Stated problem.
Write the records out again, precisely as they stand.

(Collected data)
═══

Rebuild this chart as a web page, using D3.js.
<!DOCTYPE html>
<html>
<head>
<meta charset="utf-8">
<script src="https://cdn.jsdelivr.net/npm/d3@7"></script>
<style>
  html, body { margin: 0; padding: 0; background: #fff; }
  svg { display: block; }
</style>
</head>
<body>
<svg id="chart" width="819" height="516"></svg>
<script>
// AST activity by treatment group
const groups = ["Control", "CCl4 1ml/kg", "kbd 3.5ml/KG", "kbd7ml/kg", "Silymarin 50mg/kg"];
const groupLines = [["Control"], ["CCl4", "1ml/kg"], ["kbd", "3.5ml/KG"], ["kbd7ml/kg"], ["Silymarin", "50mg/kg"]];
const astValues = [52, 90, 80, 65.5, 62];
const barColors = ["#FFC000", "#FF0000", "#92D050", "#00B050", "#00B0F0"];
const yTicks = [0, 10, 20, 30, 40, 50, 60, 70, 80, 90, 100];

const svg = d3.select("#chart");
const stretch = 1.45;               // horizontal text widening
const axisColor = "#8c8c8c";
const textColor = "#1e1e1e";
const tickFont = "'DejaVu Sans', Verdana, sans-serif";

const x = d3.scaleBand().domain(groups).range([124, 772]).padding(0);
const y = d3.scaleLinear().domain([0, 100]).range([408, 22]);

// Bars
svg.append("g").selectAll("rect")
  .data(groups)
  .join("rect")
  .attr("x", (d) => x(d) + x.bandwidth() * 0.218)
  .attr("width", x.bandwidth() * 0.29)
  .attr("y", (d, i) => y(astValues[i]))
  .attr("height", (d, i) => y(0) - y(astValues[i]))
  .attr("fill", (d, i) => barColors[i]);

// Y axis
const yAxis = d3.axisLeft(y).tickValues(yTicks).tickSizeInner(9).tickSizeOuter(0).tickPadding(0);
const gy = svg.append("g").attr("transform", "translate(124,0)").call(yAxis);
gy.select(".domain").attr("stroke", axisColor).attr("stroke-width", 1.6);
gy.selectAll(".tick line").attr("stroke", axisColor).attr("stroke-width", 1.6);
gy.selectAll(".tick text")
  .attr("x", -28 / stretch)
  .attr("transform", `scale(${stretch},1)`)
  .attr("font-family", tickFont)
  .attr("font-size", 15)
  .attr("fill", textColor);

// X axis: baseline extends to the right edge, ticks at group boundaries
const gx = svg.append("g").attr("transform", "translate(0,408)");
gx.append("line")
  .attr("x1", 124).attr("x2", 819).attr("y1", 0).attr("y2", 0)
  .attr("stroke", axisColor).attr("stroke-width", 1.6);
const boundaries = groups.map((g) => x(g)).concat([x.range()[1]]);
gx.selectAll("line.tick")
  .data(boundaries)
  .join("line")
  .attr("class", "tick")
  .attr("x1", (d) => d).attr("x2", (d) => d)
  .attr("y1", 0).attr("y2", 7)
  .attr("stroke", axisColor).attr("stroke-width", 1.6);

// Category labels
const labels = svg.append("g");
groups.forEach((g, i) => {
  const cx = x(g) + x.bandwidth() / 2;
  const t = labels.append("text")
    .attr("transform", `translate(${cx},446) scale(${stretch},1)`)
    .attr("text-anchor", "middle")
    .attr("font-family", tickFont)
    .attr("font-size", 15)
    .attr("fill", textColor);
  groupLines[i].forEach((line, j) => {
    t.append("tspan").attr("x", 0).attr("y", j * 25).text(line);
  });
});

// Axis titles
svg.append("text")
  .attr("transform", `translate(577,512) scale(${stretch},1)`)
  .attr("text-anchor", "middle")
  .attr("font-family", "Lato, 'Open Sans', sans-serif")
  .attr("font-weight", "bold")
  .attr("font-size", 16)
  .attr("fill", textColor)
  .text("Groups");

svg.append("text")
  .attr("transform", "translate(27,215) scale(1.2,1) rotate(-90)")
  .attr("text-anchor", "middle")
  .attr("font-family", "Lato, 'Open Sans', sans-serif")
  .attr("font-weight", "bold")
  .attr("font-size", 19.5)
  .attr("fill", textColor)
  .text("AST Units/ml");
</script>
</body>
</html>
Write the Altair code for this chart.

═══

Solution.
Rebuild this chart as a web page, using D3.js.
<!DOCTYPE html>
<html>
<head>
<meta charset="utf-8">
<script src="https://cdn.jsdelivr.net/npm/d3@7"></script>
<style>
  html, body { margin: 0; padding: 0; background: #fff; }
  svg { display: block; }
</style>
</head>
<body>
<svg id="chart" width="819" height="516"></svg>
<script>
// AST activity by treatment group
const groups = ["Control", "CCl4 1ml/kg", "kbd 3.5ml/KG", "kbd7ml/kg", "Silymarin 50mg/kg"];
const groupLines = [["Control"], ["CCl4", "1ml/kg"], ["kbd", "3.5ml/KG"], ["kbd7ml/kg"], ["Silymarin", "50mg/kg"]];
const astValues = [52, 90, 80, 65.5, 62];
const barColors = ["#FFC000", "#FF0000", "#92D050", "#00B050", "#00B0F0"];
const yTicks = [0, 10, 20, 30, 40, 50, 60, 70, 80, 90, 100];

const svg = d3.select("#chart");
const stretch = 1.45;               // horizontal text widening
const axisColor = "#8c8c8c";
const textColor = "#1e1e1e";
const tickFont = "'DejaVu Sans', Verdana, sans-serif";

const x = d3.scaleBand().domain(groups).range([124, 772]).padding(0);
const y = d3.scaleLinear().domain([0, 100]).range([408, 22]);

// Bars
svg.append("g").selectAll("rect")
  .data(groups)
  .join("rect")
  .attr("x", (d) => x(d) + x.bandwidth() * 0.218)
  .attr("width", x.bandwidth() * 0.29)
  .attr("y", (d, i) => y(astValues[i]))
  .attr("height", (d, i) => y(0) - y(astValues[i]))
  .attr("fill", (d, i) => barColors[i]);

// Y axis
const yAxis = d3.axisLeft(y).tickValues(yTicks).tickSizeInner(9).tickSizeOuter(0).tickPadding(0);
const gy = svg.append("g").attr("transform", "translate(124,0)").call(yAxis);
gy.select(".domain").attr("stroke", axisColor).attr("stroke-width", 1.6);
gy.selectAll(".tick line").attr("stroke", axisColor).attr("stroke-width", 1.6);
gy.selectAll(".tick text")
  .attr("x", -28 / stretch)
  .attr("transform", `scale(${stretch},1)`)
  .attr("font-family", tickFont)
  .attr("font-size", 15)
  .attr("fill", textColor);

// X axis: baseline extends to the right edge, ticks at group boundaries
const gx = svg.append("g").attr("transform", "translate(0,408)");
gx.append("line")
  .attr("x1", 124).attr("x2", 819).attr("y1", 0).attr("y2", 0)
  .attr("stroke", axisColor).attr("stroke-width", 1.6);
const boundaries = groups.map((g) => x(g)).concat([x.range()[1]]);
gx.selectAll("line.tick")
  .data(boundaries)
  .join("line")
  .attr("class", "tick")
  .attr("x1", (d) => d).attr("x2", (d) => d)
  .attr("y1", 0).attr("y2", 7)
  .attr("stroke", axisColor).attr("stroke-width", 1.6);

// Category labels
const labels = svg.append("g");
groups.forEach((g, i) => {
  const cx = x(g) + x.bandwidth() / 2;
  const t = labels.append("text")
    .attr("transform", `translate(${cx},446) scale(${stretch},1)`)
    .attr("text-anchor", "middle")
    .attr("font-family", tickFont)
    .attr("font-size", 15)
    .attr("fill", textColor);
  groupLines[i].forEach((line, j) => {
    t.append("tspan").attr("x", 0).attr("y", j * 25).text(line);
  });
});

// Axis titles
svg.append("text")
  .attr("transform", `translate(577,512) scale(${stretch},1)`)
  .attr("text-anchor", "middle")
  .attr("font-family", "Lato, 'Open Sans', sans-serif")
  .attr("font-weight", "bold")
  .attr("font-size", 16)
  .attr("fill", textColor)
  .text("Groups");

svg.append("text")
  .attr("transform", "translate(27,215) scale(1.2,1) rotate(-90)")
  .attr("text-anchor", "middle")
  .attr("font-family", "Lato, 'Open Sans', sans-serif")
  .attr("font-weight", "bold")
  .attr("font-size", 19.5)
  .attr("fill", textColor)
  .text("AST Units/ml");
</script>
</body>
</html>
Write the Altair code for this chart.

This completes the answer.